Don Bernardo nos decía en esos días que sólo una vez había llorado sin parar desde que desapareció su hijo. “Se me rodaron”, dijo refiriéndose a las lágrimas. Fue una noche en que toda la familia, su nuera y la bebé recién nacida de su hijo José Ángel, cenaban. La silla de José Ángel vacía.

Cuando don Bernardo descubrió lo que lo habíamos llevado a ver en la parte posterior de la normal, a un costado de la brecha de tierra, entre hierba silvestre, basura y las bostas de caballos, de nuevo “se le rodaron”. Don Bernardo contuvo la respiración durante un momento. Se agachó aprisa para recoger de la tierra una camiseta tipo polo a rayas. Estaba manchada de lodo y desteñida después de más de tres meses a la intemperie. Los niños debieron jugar con ella y arrojarla hasta ese lugar. Lo que debería ser un color naranja intenso se había vuelto un rosa salmón, pálido, luego de todo ese tiempo.

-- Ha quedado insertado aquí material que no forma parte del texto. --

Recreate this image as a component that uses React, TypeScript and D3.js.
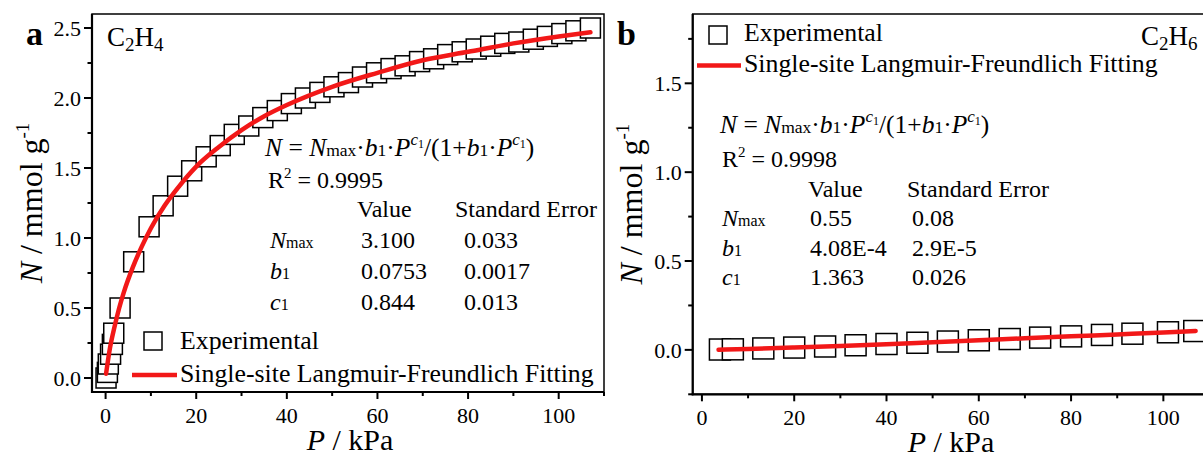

“Es de mi hijo, es la que le gustaba llevar a los toros”, dijo don Bernardo doblando la prenda deshilachada y sucia con el mismo cuidado votivo que una reliquia para luego arroparla amorosamente entre sus manos ásperas sin poder contener el llanto. La abrazó como si abrazara por última vez a su hijo José Ángel.

“Es de mi hijo. Es la playera de José Ángel”.

Meses y años después, mientras duró su intensa lucha por encontrar a su hijo y a los otros normalistas desaparecidos por el Estado mexicano, a don Bernardo solía vérsele vistiendo esa playera. Como un símbolo. Como un recordatorio cotidiano de fortaleza.

El pasado 3 de septiembre el Tío Venado murió tras una intensa batalla de su cuerpo contra las complicaciones a su salud tras años de búsqueda de su hijo y los 43 normalistas. Es el cuarto padre que muere sin saber de su hijo en este cruel proceso al que el Estado mexicano ha orillado a las familias de Ayotzinapa. Denunciamos la indolencia e insensibilidad de todos los niveles de gobierno hacia las familias de los normalistas en este eterno proceso de burocratización del dolor a que han sido sometidos desde la desaparición.

No dejaremos que tu memoria y tu lucha sean en vano. Hasta siempre, Tío Venado.